= Plotting code records =

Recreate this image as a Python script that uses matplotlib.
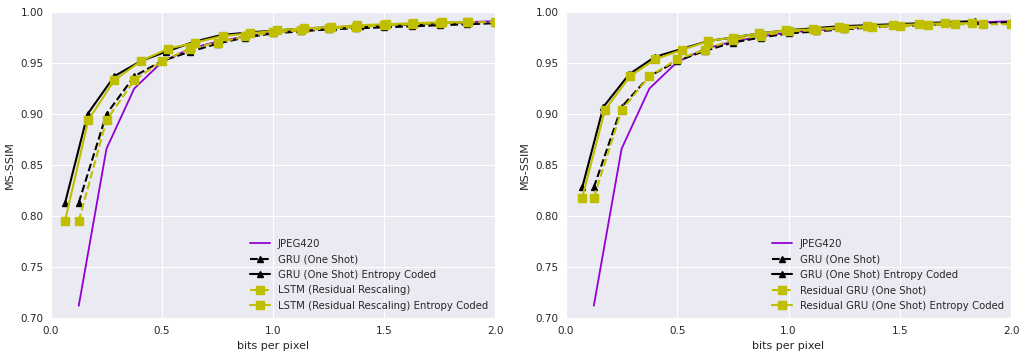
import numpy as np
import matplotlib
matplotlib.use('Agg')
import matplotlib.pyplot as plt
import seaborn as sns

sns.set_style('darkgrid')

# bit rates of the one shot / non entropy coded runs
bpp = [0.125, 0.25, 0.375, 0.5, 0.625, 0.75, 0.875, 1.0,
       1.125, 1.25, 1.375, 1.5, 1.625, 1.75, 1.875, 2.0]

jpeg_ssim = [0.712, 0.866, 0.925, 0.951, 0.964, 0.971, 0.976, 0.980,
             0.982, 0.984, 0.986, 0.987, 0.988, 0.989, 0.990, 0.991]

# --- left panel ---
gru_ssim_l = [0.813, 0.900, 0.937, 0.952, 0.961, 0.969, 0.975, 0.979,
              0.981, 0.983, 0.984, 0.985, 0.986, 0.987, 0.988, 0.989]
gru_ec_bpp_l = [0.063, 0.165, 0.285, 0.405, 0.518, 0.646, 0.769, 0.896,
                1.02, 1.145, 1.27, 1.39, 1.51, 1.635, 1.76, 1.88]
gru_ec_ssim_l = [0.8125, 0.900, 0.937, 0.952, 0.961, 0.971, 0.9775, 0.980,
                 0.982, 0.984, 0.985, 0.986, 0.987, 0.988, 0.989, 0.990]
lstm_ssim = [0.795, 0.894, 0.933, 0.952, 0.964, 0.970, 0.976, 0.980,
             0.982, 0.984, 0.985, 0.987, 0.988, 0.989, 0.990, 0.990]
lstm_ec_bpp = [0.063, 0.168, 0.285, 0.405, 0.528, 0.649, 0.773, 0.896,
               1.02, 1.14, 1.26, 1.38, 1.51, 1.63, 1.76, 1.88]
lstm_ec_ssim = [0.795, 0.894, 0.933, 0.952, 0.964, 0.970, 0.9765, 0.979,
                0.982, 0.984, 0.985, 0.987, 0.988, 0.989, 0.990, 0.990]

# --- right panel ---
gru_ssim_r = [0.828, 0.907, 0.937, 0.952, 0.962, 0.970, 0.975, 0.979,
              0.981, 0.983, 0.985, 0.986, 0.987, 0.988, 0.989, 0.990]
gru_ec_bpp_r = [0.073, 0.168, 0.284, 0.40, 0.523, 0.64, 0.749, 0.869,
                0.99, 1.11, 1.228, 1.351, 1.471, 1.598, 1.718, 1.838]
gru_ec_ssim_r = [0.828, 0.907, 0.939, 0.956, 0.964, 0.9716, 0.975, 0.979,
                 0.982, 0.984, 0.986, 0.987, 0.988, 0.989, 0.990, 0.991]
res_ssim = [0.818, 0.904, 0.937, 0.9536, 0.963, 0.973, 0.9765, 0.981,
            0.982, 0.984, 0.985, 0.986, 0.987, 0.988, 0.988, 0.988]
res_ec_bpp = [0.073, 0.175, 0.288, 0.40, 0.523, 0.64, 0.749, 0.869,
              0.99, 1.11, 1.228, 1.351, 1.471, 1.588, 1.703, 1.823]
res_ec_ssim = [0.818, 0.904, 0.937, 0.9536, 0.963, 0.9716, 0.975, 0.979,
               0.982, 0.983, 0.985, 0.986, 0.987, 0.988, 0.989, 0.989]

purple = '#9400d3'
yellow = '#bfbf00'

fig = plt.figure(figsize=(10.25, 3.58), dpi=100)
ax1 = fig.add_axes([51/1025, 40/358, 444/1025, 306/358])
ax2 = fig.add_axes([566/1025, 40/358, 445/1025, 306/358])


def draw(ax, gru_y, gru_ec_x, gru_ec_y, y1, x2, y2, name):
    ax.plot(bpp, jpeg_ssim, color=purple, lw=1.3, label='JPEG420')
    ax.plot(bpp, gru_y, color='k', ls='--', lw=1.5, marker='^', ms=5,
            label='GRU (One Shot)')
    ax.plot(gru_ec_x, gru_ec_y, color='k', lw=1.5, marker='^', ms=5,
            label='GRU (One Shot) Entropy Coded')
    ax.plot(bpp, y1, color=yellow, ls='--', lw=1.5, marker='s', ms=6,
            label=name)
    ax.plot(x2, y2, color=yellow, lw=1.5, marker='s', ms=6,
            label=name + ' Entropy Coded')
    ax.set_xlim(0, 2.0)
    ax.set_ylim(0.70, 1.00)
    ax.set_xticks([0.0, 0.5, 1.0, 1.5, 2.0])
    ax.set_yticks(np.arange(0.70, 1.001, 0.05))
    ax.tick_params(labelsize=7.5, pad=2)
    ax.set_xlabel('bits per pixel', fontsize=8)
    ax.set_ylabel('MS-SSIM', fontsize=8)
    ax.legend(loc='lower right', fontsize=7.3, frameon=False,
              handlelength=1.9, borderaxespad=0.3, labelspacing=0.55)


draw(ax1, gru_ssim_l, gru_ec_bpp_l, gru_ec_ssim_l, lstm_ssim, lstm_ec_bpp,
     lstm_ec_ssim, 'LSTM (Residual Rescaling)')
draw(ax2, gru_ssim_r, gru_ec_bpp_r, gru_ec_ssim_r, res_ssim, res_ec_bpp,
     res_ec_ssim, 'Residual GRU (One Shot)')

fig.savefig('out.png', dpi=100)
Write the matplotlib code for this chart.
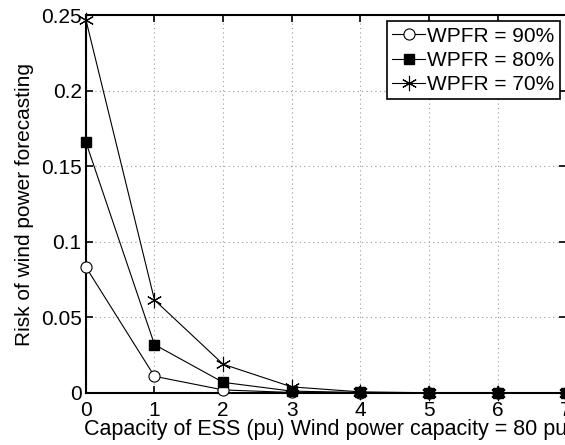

= Your objective =
In the copy, include all records verbatim but no images.

= Expected output =
Recreate this image as a Python script that uses matplotlib.
import numpy as np
import matplotlib
matplotlib.use('Agg')
import matplotlib.pyplot as plt
import seaborn as sns

sns.set_style('darkgrid')

# bit rates of the one shot / non entropy coded runs
bpp = [0.125, 0.25, 0.375, 0.5, 0.625, 0.75, 0.875, 1.0,
       1.125, 1.25, 1.375, 1.5, 1.625, 1.75, 1.875, 2.0]

jpeg_ssim = [0.712, 0.866, 0.925, 0.951, 0.964, 0.971, 0.976, 0.980,
             0.982, 0.984, 0.986, 0.987, 0.988, 0.989, 0.990, 0.991]

# --- left panel ---
gru_ssim_l = [0.813, 0.900, 0.937, 0.952, 0.961, 0.969, 0.975, 0.979,
              0.981, 0.983, 0.984, 0.985, 0.986, 0.987, 0.988, 0.989]
gru_ec_bpp_l = [0.063, 0.165, 0.285, 0.405, 0.518, 0.646, 0.769, 0.896,
                1.02, 1.145, 1.27, 1.39, 1.51, 1.635, 1.76, 1.88]
gru_ec_ssim_l = [0.8125, 0.900, 0.937, 0.952, 0.961, 0.971, 0.9775, 0.980,
                 0.982, 0.984, 0.985, 0.986, 0.987, 0.988, 0.989, 0.990]
lstm_ssim = [0.795, 0.894, 0.933, 0.952, 0.964, 0.970, 0.976, 0.980,
             0.982, 0.984, 0.985, 0.987, 0.988, 0.989, 0.990, 0.990]
lstm_ec_bpp = [0.063, 0.168, 0.285, 0.405, 0.528, 0.649, 0.773, 0.896,
               1.02, 1.14, 1.26, 1.38, 1.51, 1.63, 1.76, 1.88]
lstm_ec_ssim = [0.795, 0.894, 0.933, 0.952, 0.964, 0.970, 0.9765, 0.979,
                0.982, 0.984, 0.985, 0.987, 0.988, 0.989, 0.990, 0.990]

# --- right panel ---
gru_ssim_r = [0.828, 0.907, 0.937, 0.952, 0.962, 0.970, 0.975, 0.979,
              0.981, 0.983, 0.985, 0.986, 0.987, 0.988, 0.989, 0.990]
gru_ec_bpp_r = [0.073, 0.168, 0.284, 0.40, 0.523, 0.64, 0.749, 0.869,
                0.99, 1.11, 1.228, 1.351, 1.471, 1.598, 1.718, 1.838]
gru_ec_ssim_r = [0.828, 0.907, 0.939, 0.956, 0.964, 0.9716, 0.975, 0.979,
                 0.982, 0.984, 0.986, 0.987, 0.988, 0.989, 0.990, 0.991]
res_ssim = [0.818, 0.904, 0.937, 0.9536, 0.963, 0.973, 0.9765, 0.981,
            0.982, 0.984, 0.985, 0.986, 0.987, 0.988, 0.988, 0.988]
res_ec_bpp = [0.073, 0.175, 0.288, 0.40, 0.523, 0.64, 0.749, 0.869,
              0.99, 1.11, 1.228, 1.351, 1.471, 1.588, 1.703, 1.823]
res_ec_ssim = [0.818, 0.904, 0.937, 0.9536, 0.963, 0.9716, 0.975, 0.979,
               0.982, 0.983, 0.985, 0.986, 0.987, 0.988, 0.989, 0.989]

purple = '#9400d3'
yellow = '#bfbf00'

fig = plt.figure(figsize=(10.25, 3.58), dpi=100)
ax1 = fig.add_axes([51/1025, 40/358, 444/1025, 306/358])
ax2 = fig.add_axes([566/1025, 40/358, 445/1025, 306/358])


def draw(ax, gru_y, gru_ec_x, gru_ec_y, y1, x2, y2, name):
    ax.plot(bpp, jpeg_ssim, color=purple, lw=1.3, label='JPEG420')
    ax.plot(bpp, gru_y, color='k', ls='--', lw=1.5, marker='^', ms=5,
            label='GRU (One Shot)')
    ax.plot(gru_ec_x, gru_ec_y, color='k', lw=1.5, marker='^', ms=5,
            label='GRU (One Shot) Entropy Coded')
    ax.plot(bpp, y1, color=yellow, ls='--', lw=1.5, marker='s', ms=6,
            label=name)
    ax.plot(x2, y2, color=yellow, lw=1.5, marker='s', ms=6,
            label=name + ' Entropy Coded')
    ax.set_xlim(0, 2.0)
    ax.set_ylim(0.70, 1.00)
    ax.set_xticks([0.0, 0.5, 1.0, 1.5, 2.0])
    ax.set_yticks(np.arange(0.70, 1.001, 0.05))
    ax.tick_params(labelsize=7.5, pad=2)
    ax.set_xlabel('bits per pixel', fontsize=8)
    ax.set_ylabel('MS-SSIM', fontsize=8)
    ax.legend(loc='lower right', fontsize=7.3, frameon=False,
              handlelength=1.9, borderaxespad=0.3, labelspacing=0.55)


draw(ax1, gru_ssim_l, gru_ec_bpp_l, gru_ec_ssim_l, lstm_ssim, lstm_ec_bpp,
     lstm_ec_ssim, 'LSTM (Residual Rescaling)')
draw(ax2, gru_ssim_r, gru_ec_bpp_r, gru_ec_ssim_r, res_ssim, res_ec_bpp,
     res_ec_ssim, 'Residual GRU (One Shot)')

fig.savefig('out.png', dpi=100)
Write the matplotlib code for this chart.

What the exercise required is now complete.